Man gab ihm sogar ein Megaphon. Doch die erwartete Rede kam nicht:
„Liebe Leute! Ihr kotzt mich an! An einem so schönen Wetter steht ihr hier im Schatten der Bank und haltet bescheuerte Schilder in die Luft. Ihr verplempert eure Zeit! Die da oben lachen über euch. Freuen sich sogar, dass ihr eure eigenen Demokratiefestspiele organisiert, damit die Politiker dann wieder behaupten können: Jucheee! Wir leben in einer Demokratie! Entscheiden könnt ihr aber trotzdem nix! Schon seit Jahrzehnten gibt es Antiatom Demonstrationen und was hat man erreicht? Nichts! Es musste erst eine Horrorkatastrophe passieren, bis sich was änderte. Und genauso ist es bei den Banken. Erst wenn der Deutsche auf der Straße sitzt, geht er demonstrieren...“, schrie Captain Aldi und dann entnahm man ihm das Megafon wieder.

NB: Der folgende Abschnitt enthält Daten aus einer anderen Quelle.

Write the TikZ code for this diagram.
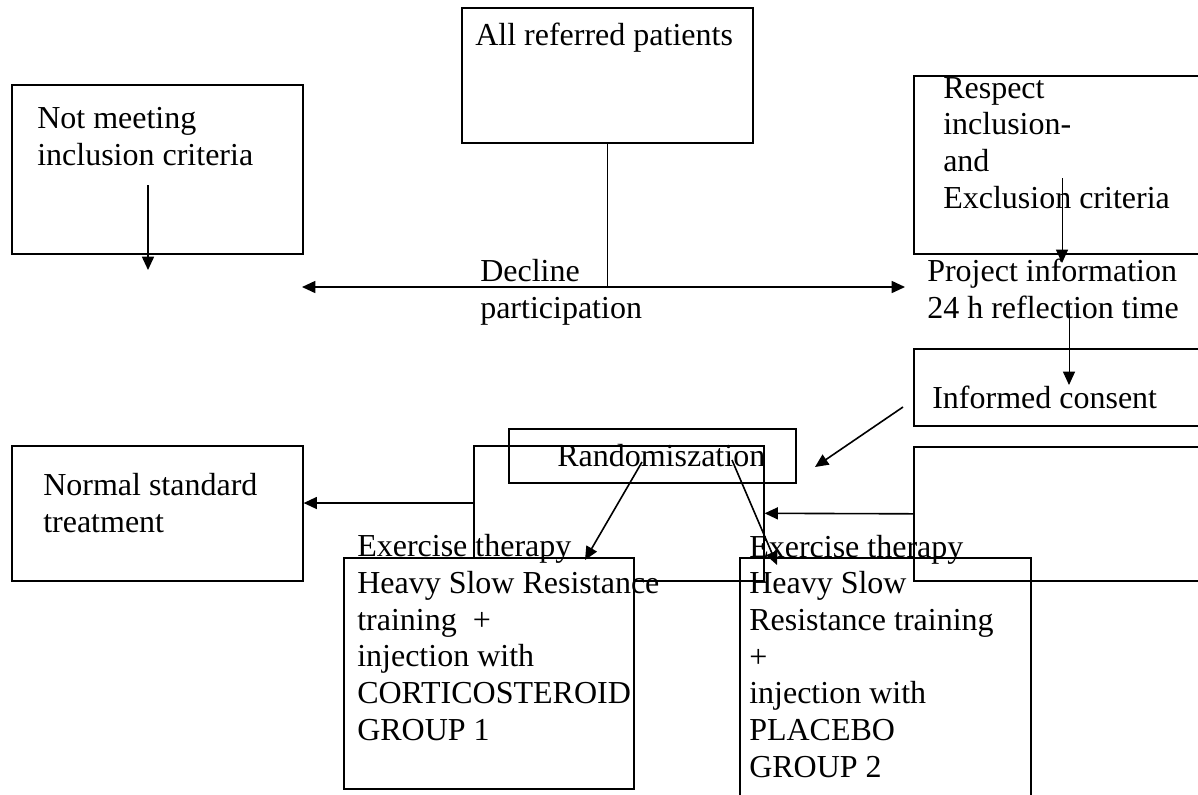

Er war sauer! Er wollte alleine gegen die Banken protestieren. Er wollte nicht einer von Vielen sein. Dort standen Eltern mit Kindern, Studenten und ein paar verrückte Spinner. Also ganz normale Leute!!
Er wollte nicht dazu gehören. Er wollte nicht etwas, was man ihm wieder nehmen konnte. Und wenn es nur eine kleine Portion Stolz ist.